WHEN her father - a recurring offender - was jailed for 21/2 years in 2008, Ms Hazirah Ismail felt alienated from her school friends.
Her mother, who had taken on on a string of jobs to feed her and her two siblings, had little time to attend to her emotional needs.
Then seven years old, Ms Hazirah got her confidence back with help from the Yellow Ribbon Fund and the Industrial and Services Co-operative Society (ISCOS), which both help former offenders.
Their Fairy Godparent Programme (FGP) provided bursaries and held activities so she could find new friends.
Yesterday, the programme was given a boost with more than $500,000 in new sponsorship - with the charitable organisation Trafigura Foundation contributing $200,000 and the industrial vehicle leasing entity Goldbell Group putting in just over $300,000.
"We believe that families should not be marginalised because of one member's faults," said Goldbell Group chief operating officer Alex Chua.
Trafigura Foundation's executive director Vincent Faber said: "We very much like their approach of preventing re-offending and intergenerational replication of behaviour.
The programme, launched in 2006, also aims to provide academic assistance to the children of former offenders.

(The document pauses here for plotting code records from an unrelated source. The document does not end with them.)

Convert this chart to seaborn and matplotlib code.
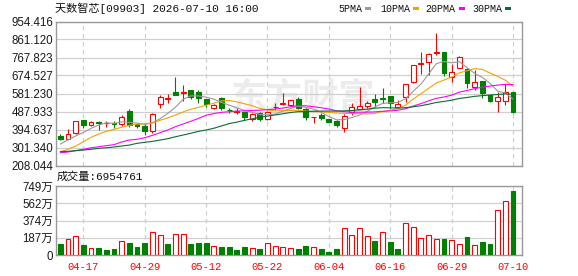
import matplotlib
matplotlib.use('Agg')
import matplotlib.pyplot as plt
from matplotlib.patches import Rectangle
import numpy as np
import seaborn as sns

# trading days shown (2026)
dates = ['04-14', '04-15', '04-16', '04-17', '04-20', '04-21', '04-22', '04-23', '04-24', '04-27',
         '04-28', '04-29', '04-30', '05-04', '05-05', '05-06', '05-07', '05-08', '05-11', '05-12',
         '05-13', '05-14', '05-15', '05-18', '05-19', '05-20', '05-21', '05-22', '05-26', '05-27',
         '05-28', '05-29', '06-01', '06-02', '06-03', '06-04', '06-05', '06-08', '06-09', '06-10',
         '06-11', '06-12', '06-15', '06-16', '06-17', '06-18', '06-22', '06-23', '06-24', '06-25',
         '06-26', '06-29', '06-30', '07-02', '07-03', '07-06', '07-07', '07-08', '07-09', '07-10']
tick_dates = ['04-17', '04-29', '05-12', '05-22', '06-04', '06-16', '06-29', '07-10']

opens = [361, 347, 375, 444, 416, 433, 427, 428, 421, 490,
         422, 414, 388, 527, 553, 590, 586, 599, 587, 551,
         506, 556, 498, 486, 487, 447, 478, 447, 513, 527,
         521, 551, 499, 459, 469, 449, 438, 401, 484, 501,
         516, 552, 558, 567, 513, 564, 642, 736, 746, 790,
         797, 668, 714, 706, 616, 646, 573, 542, 542, 590]
highs = [371, 395, 439, 446, 440, 438, 438, 440, 470, 502,
         430, 421, 478, 573, 577, 668, 625, 599, 599, 551,
         526, 561, 507, 504, 489, 478, 484, 492, 533, 582,
         548, 564, 504, 462, 478, 450, 444, 473, 530, 613,
         544, 578, 608, 568, 547, 629, 730, 797, 791, 893,
         797, 732, 775, 711, 703, 646, 573, 590, 628, 590]
lows = [340, 345, 373, 404, 414, 392, 409, 400, 413, 409,
        405, 364, 375, 507, 533, 571, 542, 551, 530, 512,
        501, 495, 478, 475, 444, 440, 438, 444, 495, 521,
        518, 499, 444, 427, 444, 434, 409, 383, 470, 500,
        504, 512, 530, 504, 507, 535, 634, 680, 677, 780,
        673, 642, 714, 611, 599, 556, 535, 484, 521, 478]
closes = [344, 371, 438, 418, 432, 429, 428, 425, 458, 418,
          412, 388, 473, 561, 556, 573, 591, 564, 559, 525,
          521, 506, 494, 489, 458, 473, 447, 487, 510, 530,
          545, 505, 458, 461, 452, 435, 418, 464, 513, 518,
          530, 535, 553, 530, 525, 629, 729, 738, 788, 795,
          686, 694, 768, 637, 642, 582, 542, 564, 590, 484]

# volume in 万 shares, and its colour (1 = up/red, 0 = down/green)
volumes = [119, 170, 206, 109, 72, 76, 54, 65, 152, 134,
           87, 134, 246, 214, 119, 225, 225, 119, 127, 134,
           98, 90, 90, 54, 90, 72, 65, 134, 98, 90,
           72, 65, 98, 83, 65, 36, 65, 290, 217, 290,
           206, 152, 246, 145, 65, 344, 301, 181, 214, 170,
           174, 163, 119, 192, 109, 145, 119, 489, 586, 695.4761]
vol_up = [0, 1, 1, 0, 1, 0, 0, 0, 1, 0,
          0, 0, 1, 1, 0, 1, 1, 0, 0, 0,
          1, 0, 0, 0, 0, 1, 0, 1, 1, 1,
          1, 0, 0, 1, 0, 0, 0, 1, 1, 1,
          1, 0, 1, 0, 0, 1, 1, 1, 1, 1,
          0, 1, 1, 0, 1, 0, 0, 1, 1, 0]

ma5 = [319, 340, 361, 379, 400.6, 417.6, 429, 426.4, 434.4, 431.6,
       428.2, 420.2, 429.8, 450.4, 478, 510.2, 550.8, 569, 568.6, 562.4,
       552, 535, 521, 507, 493.6, 484, 472.2, 470.8, 475, 489.4,
       503.8, 515.4, 509.6, 499.8, 484.2, 462.2, 444.8, 446, 456.4, 469.6,
       488.6, 512, 529.8, 533.2, 534.6, 554.4, 593.2, 630.2, 681.8, 735.8,
       747.2, 740.2, 746.2, 716, 685.4, 664.6, 634.2, 593.4, 584, 552.4]
ma10 = [279.5, 292, 309, 331, 354, 371, 385, 395.5, 406, 416,
        422.9, 424.6, 428.1, 442.4, 454.8, 469.2, 485.5, 499.4, 509.5, 520.2,
        531.1, 542.9, 545, 537.8, 528, 518, 503.6, 495.9, 491, 491.5,
        493.9, 493.8, 490.2, 487.4, 486.8, 483, 480.1, 477.8, 478.1, 476.9,
        475.4, 478.4, 487.9, 494.8, 502.1, 521.5, 552.6, 580, 607.5, 635.2,
        650.8, 666.7, 688.2, 698.9, 710.6, 705.9, 687.2, 669.8, 650, 618.9]
ma20 = [274, 278, 285, 292, 300, 305, 311, 316, 330, 340,
        344, 352, 364, 378, 392, 409, 423, 437, 452, 468.2,
        477, 483.8, 486.6, 490.1, 491.4, 493.6, 494.6, 497.7, 500.3, 505.9,
        512.5, 518.4, 517.6, 512.6, 507.4, 500.5, 491.9, 486.9, 484.6, 484.2,
        484.7, 486.1, 489.1, 491.1, 494.5, 502.3, 516.4, 528.9, 542.8, 556.1,
        563.1, 572.6, 588.1, 596.9, 606.4, 613.7, 619.9, 624.9, 628.8, 627.1]
ma30 = [279.5, 281.5, 285, 288, 292, 297, 300, 304, 309, 314,
        323, 328, 333, 340, 347, 357, 366, 375, 385, 392,
        401, 413, 425, 433, 442, 450, 458, 464, 470, 476,
        482.7, 487.2, 487.9, 489.3, 490, 490.2, 489.9, 491.2, 493, 496.3,
        500.2, 505.1, 507.8, 506.8, 505.8, 507.7, 512.3, 518.1, 525.7, 534.7,
        540.2, 546.5, 555.6, 560.5, 566.6, 570.2, 573.4, 576, 578.7, 577.2]

price_ticks = [208.044, 301.340, 394.637, 487.933, 581.230, 674.527, 767.823, 861.120, 954.416]
vol_max = 749.2
vol_tick_labels = ['0', '187万', '374万', '562万', '749万']
ma_names = ['5PMA', '10PMA', '20PMA', '30PMA']
ma_colors = ['#9a9a9a', '#f5a300', '#ff00ff', '#0b6b35']

title = '天数智芯[09903] 2026-07-10 16:00'
vol_title = '成交量:6954761'

RED = '#ff0000'
GREEN = '#008000'
GRID = '#d0d0d0'
FRAME = '#999999'

sns.set_style('white')
plt.rcParams['font.family'] = ['Liberation Sans', 'Noto Sans CJK SC']
mono = ['Liberation Mono', 'Noto Sans CJK SC']

W, H = 578, 276
fig = plt.figure(figsize=(W / 100, H / 100), dpi=100)
ax = fig.add_axes([56 / W, 1 - 165.5 / H, 466 / W, 144 / H])
axv = fig.add_axes([56 / W, 1 - 255 / H, 466 / W, 69 / H])

x = np.arange(len(dates))
opens = np.array(opens, float)
closes = np.array(closes, float)
up = closes >= opens
tick_pos = [dates.index(d) for d in tick_dates]

# watermark
ax.text(0.53, 0.47, '东方财富', transform=ax.transAxes, fontsize=26, fontweight='bold',
        color='#ececec', ha='center', va='center', zorder=0, family=['Noto Sans CJK SC'])

# candles
bw = 0.64
lw = 0.8
ax.vlines(x[up], np.array(lows)[up], np.array(highs)[up], color=RED, lw=lw, zorder=2)
ax.vlines(x[~up], np.array(lows)[~up], np.array(highs)[~up], color=GREEN, lw=lw, zorder=2)
body_lo = np.minimum(opens, closes)
body_h = np.maximum(np.abs(closes - opens), 0.5)
ax.bar(x[up], body_h[up], bottom=body_lo[up], width=bw, facecolor='white',
       edgecolor=RED, linewidth=lw, zorder=3)
ax.bar(x[~up], body_h[~up], bottom=body_lo[~up], width=bw, facecolor=GREEN,
       edgecolor=GREEN, linewidth=lw, zorder=3)

# moving averages
for vals, c in zip([ma5, ma10, ma20, ma30], ma_colors):
    sns.lineplot(x=x, y=vals, ax=ax, color=c, linewidth=0.8, legend=False, zorder=4)

# volume
vol_up = np.array(vol_up, bool)
vols = np.array(volumes, float)
axv.bar(x[vol_up], vols[vol_up], width=bw, facecolor='white', edgecolor=RED, linewidth=lw, zorder=3)
axv.bar(x[~vol_up], vols[~vol_up], width=bw, facecolor=GREEN, edgecolor=GREEN, linewidth=lw, zorder=3)

for a in (ax, axv):
    a.set_xlim(-0.56, 60.17)
    a.yaxis.grid(True, color=GRID, lw=0.9, ls='-', zorder=0)
    for p in tick_pos:
        a.axvline(p, color=GRID, lw=0.9, dashes=(3.6, 2.8), zorder=0)
    for s in a.spines.values():
        s.set_color(FRAME)
        s.set_linewidth(1.0)
    a.tick_params(length=0, pad=2, labelsize=8.3, colors='#1a1a1a')
    a.set_xlabel('')
    a.set_ylabel('')

ax.set_ylim(price_ticks[0], price_ticks[-1])
ax.set_yticks(price_ticks)
ax.set_yticklabels([f'{t:.3f}' for t in price_ticks])
ax.set_xticks(tick_pos)
ax.set_xticklabels([])

axv.set_ylim(0, vol_max)
axv.set_yticks([vol_max * k / 4 for k in range(5)])
axv.set_yticklabels(vol_tick_labels)
axv.set_xticks(tick_pos)
axv.set_xticklabels(tick_dates, family=mono, fontsize=7.6, color=RED)
axv.tick_params(axis='x', pad=5.2, colors=RED)

# header texts
fig.text(55 / W, 1 - 8.5 / H, title, family=mono, fontsize=8, va='center', ha='left', color='#111111')
fig.text(57 / W, 1 - 177 / H, vol_title, family=mono, fontsize=8, va='center', ha='left', color='#111111')

# legend: label followed by a colour swatch
leg_x = [338, 380, 425, 472]
sw_x = [365, 413, 459, 505]
for name, c, lx, sx in zip(ma_names, ma_colors, leg_x, sw_x):
    fig.text(lx / W, 1 - 8.5 / H, name, family=mono, fontsize=7.2, va='center', ha='left', color='#111111')
    fig.add_artist(Rectangle((sx / W, 1 - 10 / H), 6 / W, 3 / H, transform=fig.transFigure,
                             facecolor=c, edgecolor='none'))

fig.savefig('out.png', dpi=100)
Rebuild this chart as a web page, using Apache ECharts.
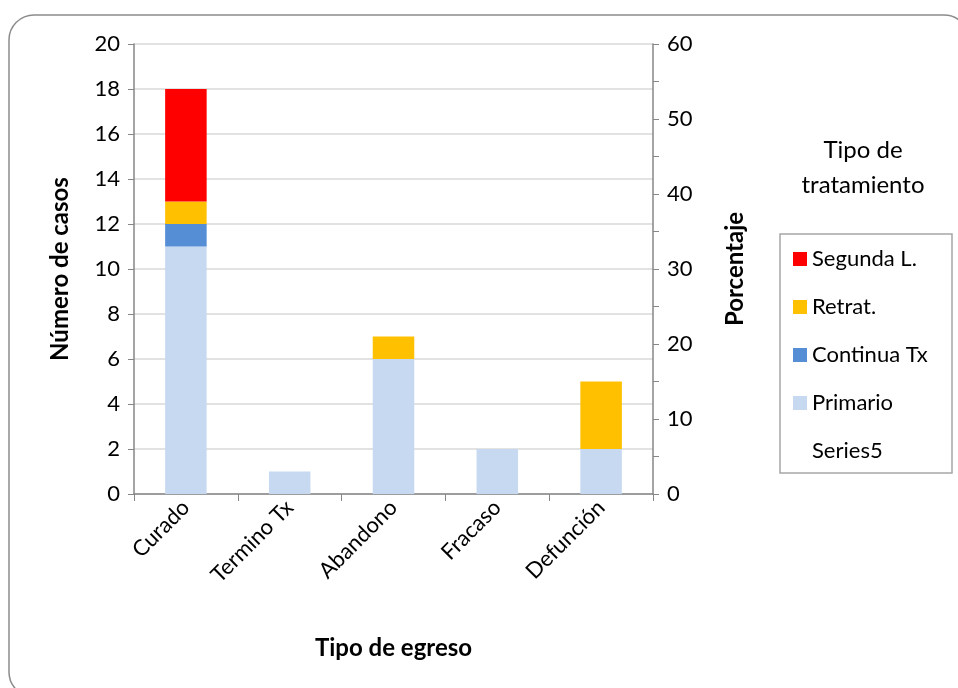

It gives out bursaries, conducts workshops and holds family bonding activities.
The new sponsorship will go towards helping the programme's yearly 1,000 beneficiaries such as Ms Hazirah.
Her 44-year-old mother, Madam Afiah Sion, handled her childcare problem by sending the children to co-curricular sports activities, and after she was approached to join the FGP, they used book awards to pay for things like netball shoes, hockey sticks and basketballs.
The family also received bursaries for Ms Hazirah's good academic performance.
It gave her more than just money - she found friends that she could relate to.
"I felt different from other children because of my family background," she said. "I was comfortable with the friends I met through ISCOS activities as we share similar backgrounds.
"It gave me a lot more confidence and stability."
Their father has since steered clear of the law and is now working odd jobs.